• [To be done]:
Give the data below again exactly as it stands. Omit the pictures.

====== Source data ======

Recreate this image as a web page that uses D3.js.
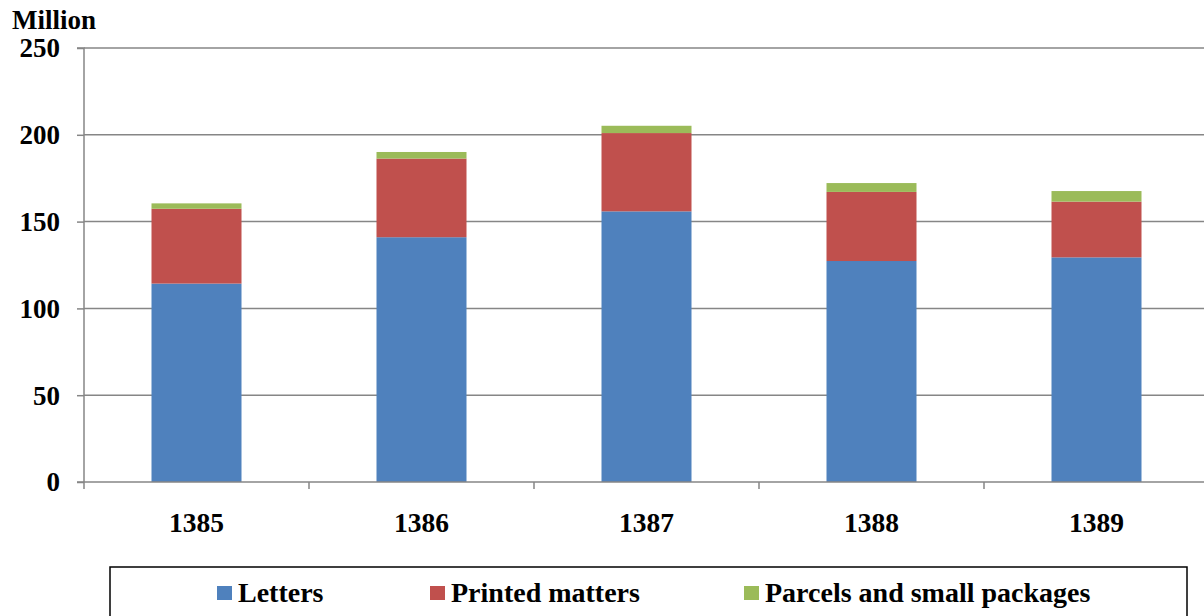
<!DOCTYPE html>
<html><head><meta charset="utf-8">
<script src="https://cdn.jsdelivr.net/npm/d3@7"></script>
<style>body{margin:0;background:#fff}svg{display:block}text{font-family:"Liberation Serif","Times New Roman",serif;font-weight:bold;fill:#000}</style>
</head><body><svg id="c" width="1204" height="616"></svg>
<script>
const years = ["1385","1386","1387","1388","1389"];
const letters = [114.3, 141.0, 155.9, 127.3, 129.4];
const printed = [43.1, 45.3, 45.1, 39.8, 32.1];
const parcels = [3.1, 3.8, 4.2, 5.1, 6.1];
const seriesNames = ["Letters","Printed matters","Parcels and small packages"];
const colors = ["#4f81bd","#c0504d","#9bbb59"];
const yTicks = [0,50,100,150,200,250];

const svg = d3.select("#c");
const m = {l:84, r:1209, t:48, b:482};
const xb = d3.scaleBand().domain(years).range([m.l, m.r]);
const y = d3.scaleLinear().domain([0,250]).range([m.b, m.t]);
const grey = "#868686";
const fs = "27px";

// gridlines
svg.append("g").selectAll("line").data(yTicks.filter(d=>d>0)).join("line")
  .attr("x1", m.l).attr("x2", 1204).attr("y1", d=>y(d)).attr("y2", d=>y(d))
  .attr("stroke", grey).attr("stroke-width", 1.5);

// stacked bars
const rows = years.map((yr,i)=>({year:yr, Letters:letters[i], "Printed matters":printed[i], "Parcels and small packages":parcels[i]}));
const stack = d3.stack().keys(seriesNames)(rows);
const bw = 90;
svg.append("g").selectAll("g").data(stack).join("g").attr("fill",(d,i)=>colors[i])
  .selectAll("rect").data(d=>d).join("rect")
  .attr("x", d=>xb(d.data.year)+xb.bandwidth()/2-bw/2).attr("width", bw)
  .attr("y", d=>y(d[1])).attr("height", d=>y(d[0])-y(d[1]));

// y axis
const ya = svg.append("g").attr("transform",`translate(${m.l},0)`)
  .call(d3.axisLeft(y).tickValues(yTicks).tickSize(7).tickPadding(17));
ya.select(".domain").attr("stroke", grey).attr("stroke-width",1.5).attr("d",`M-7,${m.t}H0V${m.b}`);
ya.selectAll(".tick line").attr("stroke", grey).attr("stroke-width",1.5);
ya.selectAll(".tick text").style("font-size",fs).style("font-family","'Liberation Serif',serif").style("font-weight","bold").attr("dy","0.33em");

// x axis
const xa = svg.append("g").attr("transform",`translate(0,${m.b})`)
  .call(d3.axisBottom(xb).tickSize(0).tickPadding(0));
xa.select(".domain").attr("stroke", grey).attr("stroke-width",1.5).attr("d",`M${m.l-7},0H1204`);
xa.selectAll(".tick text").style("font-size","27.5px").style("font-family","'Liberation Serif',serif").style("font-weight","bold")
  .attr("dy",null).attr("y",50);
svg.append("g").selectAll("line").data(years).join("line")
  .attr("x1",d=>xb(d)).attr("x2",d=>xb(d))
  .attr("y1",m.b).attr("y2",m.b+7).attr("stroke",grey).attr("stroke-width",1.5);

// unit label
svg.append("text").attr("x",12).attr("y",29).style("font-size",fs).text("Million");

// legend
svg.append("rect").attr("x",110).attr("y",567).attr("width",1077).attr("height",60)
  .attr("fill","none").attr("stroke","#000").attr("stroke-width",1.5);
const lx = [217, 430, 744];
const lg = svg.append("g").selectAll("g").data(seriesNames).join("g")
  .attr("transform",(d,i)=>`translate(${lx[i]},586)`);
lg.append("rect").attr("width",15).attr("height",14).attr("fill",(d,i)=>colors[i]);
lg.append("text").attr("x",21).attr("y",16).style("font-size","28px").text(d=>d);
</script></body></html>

======

• [The reply]:
Recreate this image as a web page that uses D3.js.
<!DOCTYPE html>
<html><head><meta charset="utf-8">
<script src="https://cdn.jsdelivr.net/npm/d3@7"></script>
<style>body{margin:0;background:#fff}svg{display:block}text{font-family:"Liberation Serif","Times New Roman",serif;font-weight:bold;fill:#000}</style>
</head><body><svg id="c" width="1204" height="616"></svg>
<script>
const years = ["1385","1386","1387","1388","1389"];
const letters = [114.3, 141.0, 155.9, 127.3, 129.4];
const printed = [43.1, 45.3, 45.1, 39.8, 32.1];
const parcels = [3.1, 3.8, 4.2, 5.1, 6.1];
const seriesNames = ["Letters","Printed matters","Parcels and small packages"];
const colors = ["#4f81bd","#c0504d","#9bbb59"];
const yTicks = [0,50,100,150,200,250];

const svg = d3.select("#c");
const m = {l:84, r:1209, t:48, b:482};
const xb = d3.scaleBand().domain(years).range([m.l, m.r]);
const y = d3.scaleLinear().domain([0,250]).range([m.b, m.t]);
const grey = "#868686";
const fs = "27px";

// gridlines
svg.append("g").selectAll("line").data(yTicks.filter(d=>d>0)).join("line")
  .attr("x1", m.l).attr("x2", 1204).attr("y1", d=>y(d)).attr("y2", d=>y(d))
  .attr("stroke", grey).attr("stroke-width", 1.5);

// stacked bars
const rows = years.map((yr,i)=>({year:yr, Letters:letters[i], "Printed matters":printed[i], "Parcels and small packages":parcels[i]}));
const stack = d3.stack().keys(seriesNames)(rows);
const bw = 90;
svg.append("g").selectAll("g").data(stack).join("g").attr("fill",(d,i)=>colors[i])
  .selectAll("rect").data(d=>d).join("rect")
  .attr("x", d=>xb(d.data.year)+xb.bandwidth()/2-bw/2).attr("width", bw)
  .attr("y", d=>y(d[1])).attr("height", d=>y(d[0])-y(d[1]));

// y axis
const ya = svg.append("g").attr("transform",`translate(${m.l},0)`)
  .call(d3.axisLeft(y).tickValues(yTicks).tickSize(7).tickPadding(17));
ya.select(".domain").attr("stroke", grey).attr("stroke-width",1.5).attr("d",`M-7,${m.t}H0V${m.b}`);
ya.selectAll(".tick line").attr("stroke", grey).attr("stroke-width",1.5);
ya.selectAll(".tick text").style("font-size",fs).style("font-family","'Liberation Serif',serif").style("font-weight","bold").attr("dy","0.33em");

// x axis
const xa = svg.append("g").attr("transform",`translate(0,${m.b})`)
  .call(d3.axisBottom(xb).tickSize(0).tickPadding(0));
xa.select(".domain").attr("stroke", grey).attr("stroke-width",1.5).attr("d",`M${m.l-7},0H1204`);
xa.selectAll(".tick text").style("font-size","27.5px").style("font-family","'Liberation Serif',serif").style("font-weight","bold")
  .attr("dy",null).attr("y",50);
svg.append("g").selectAll("line").data(years).join("line")
  .attr("x1",d=>xb(d)).attr("x2",d=>xb(d))
  .attr("y1",m.b).attr("y2",m.b+7).attr("stroke",grey).attr("stroke-width",1.5);

// unit label
svg.append("text").attr("x",12).attr("y",29).style("font-size",fs).text("Million");

// legend
svg.append("rect").attr("x",110).attr("y",567).attr("width",1077).attr("height",60)
  .attr("fill","none").attr("stroke","#000").attr("stroke-width",1.5);
const lx = [217, 430, 744];
const lg = svg.append("g").selectAll("g").data(seriesNames).join("g")
  .attr("transform",(d,i)=>`translate(${lx[i]},586)`);
lg.append("rect").attr("width",15).attr("height",14).attr("fill",(d,i)=>colors[i]);
lg.append("text").attr("x",21).attr("y",16).style("font-size","28px").text(d=>d);
</script></body></html>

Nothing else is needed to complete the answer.